Wednesday, June 04, 2008

Authors: Always Check Log.txt

If you are developing an add-on for X-Plane, you should always check the log file (Log.txt) after running.  (Remember, the sim must quit before the log file is completely written to disk.)

There are three times you should check the log:
  1. Any time your content doesn't look the way you expect.  (Perhaps the error is described in more detail in the log file.
  2. Any time there is an error (especially the "a problem with the package X" message, which is always accompanied by details in the log).
  3. Right before posting your work as a last check.
Posting errors to the log gives us a way to provide verbose feedback to authors when the sim hits a problem without making the user experience too horrible; minor errors are logged and major errors are mentioned to the user only once per package and logged.  

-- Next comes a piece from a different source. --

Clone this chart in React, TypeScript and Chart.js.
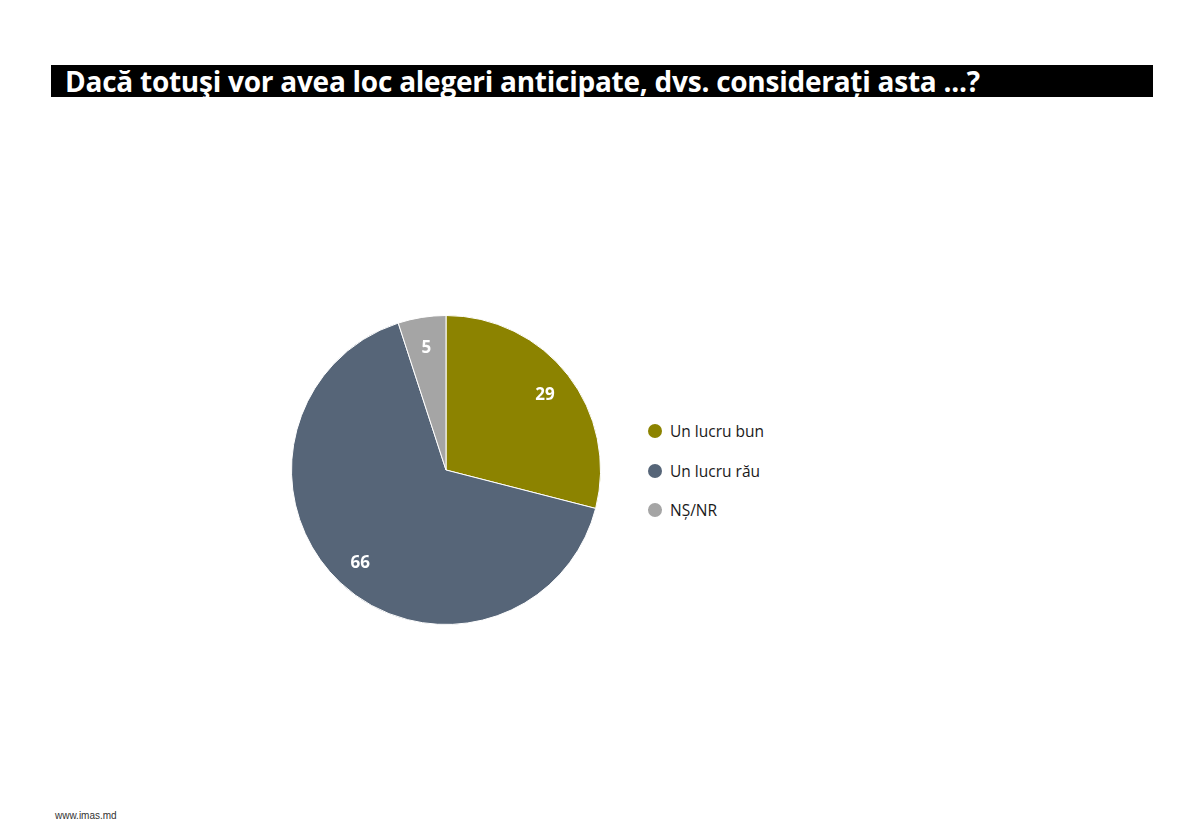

The flip side of this is that if you are working on content, you need to seek out these error log messages; the alternative is to have the sim quit every time something goes wrong.

3 comments:

Anonymous said...

If only X-plane 9 would spill out scenery loading messages like version 8 did.

Seeing which DSF package actually got loaded would be helpful if there is more than one custom scenery for a certain area

Can't you put this info back in the log?

AWC said...

Yes please bring that feature back-

it made it so much easier to find were a problem was when you ran across it on a long flight.

now you know there is a problem but have no idea were it is- with 350 scenery packages it is almost impossible to track down an error that shows up on the log when on a 6 hour flight.

Benjamin Supnik said...

It got turned off by accident...should be back in the next 902 beta (beta 3? RC1?)